Trotzdem, gemessen an den Möglichkeiten enttäuschend.

4. Deathication/Zom-B-Movie.

 
"Deathication" wird eingeläutet von Fernando Phagabeefy und er hat wohl die beste Zitate des Film.

- " Hallo Doktor..." (muss man sehen).
- " Was sie gleich sehen werden, wird sie zum Scheißen bringen."
- " Dieser Film wird sie mit ihren Fäkalien vergewaltigen."

Ja, dem mag ich nicht wiedersprechen, so viel gibt es von dem Prachtstück auch nicht zu sehen, daher zu...


"Zom-B-Movie", nach "Wadzilla" das Prunkstück von "Chillerama". Die Grenzen des guten Geschmacks werden noch mal total überfordert und Joe Lynch zeigt sich äußerst zitierfreudig, minutenlang ist jedes gesprochenen Wort ein Oneliner aus einem bekannten Film, wer alle kennt bekommt ein Eis. Toll!


Das Autokino wird zum Pornokino
Jetzt zum Haken: Wie werte ich das Ganze? Da gibt es recht viel Licht, leider speziell in Episode 2 & 3 auch Sachen, die sehr schattig und, das ist das Hauptproblem, unnötig sind, denn Potenzial und Ideen hat jeder Part des Films.
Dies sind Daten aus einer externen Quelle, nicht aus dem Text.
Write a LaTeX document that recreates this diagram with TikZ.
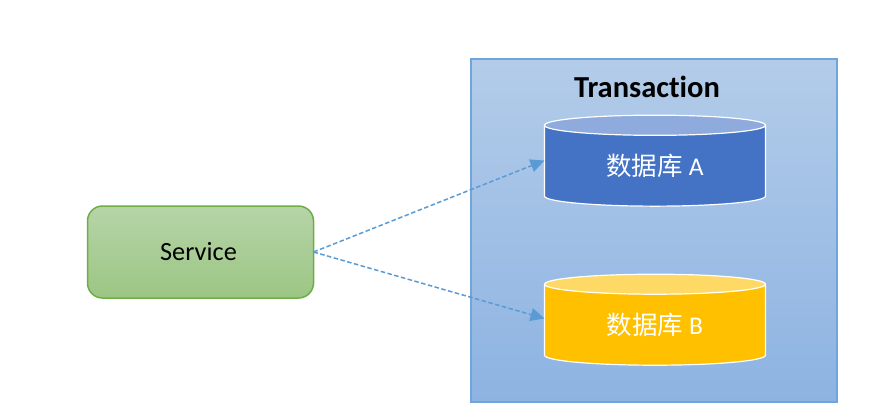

Die Message der vier Herren ist aller Ehren wert, ihre Liebe zum Unsinn und ihre Kreativität unverkennbar, deshalb springe ich über meinen Schatten und gebe 7 Punkte, die für "Wadzilla" deutlich zu wenig und für "Zom-B-Movie" angemessen wären. "I Was A Teenage Werebear" hat zumindest die Idee und die Songs und "The Diary Of Anne Frankenstein" ist ja auch nicht daneben. Abgerundet durch die ganze, liebevolle Zusammensetzung finde ich das vertretbar. 


Und jetzt mal Butter bei die Fische: Spaß macht das ohne Ende! Freunde einladen, Bier kaltstellen, im Nachbarzimmer "Forrest Gump" für "die Anderen" einlegen, ab geht das.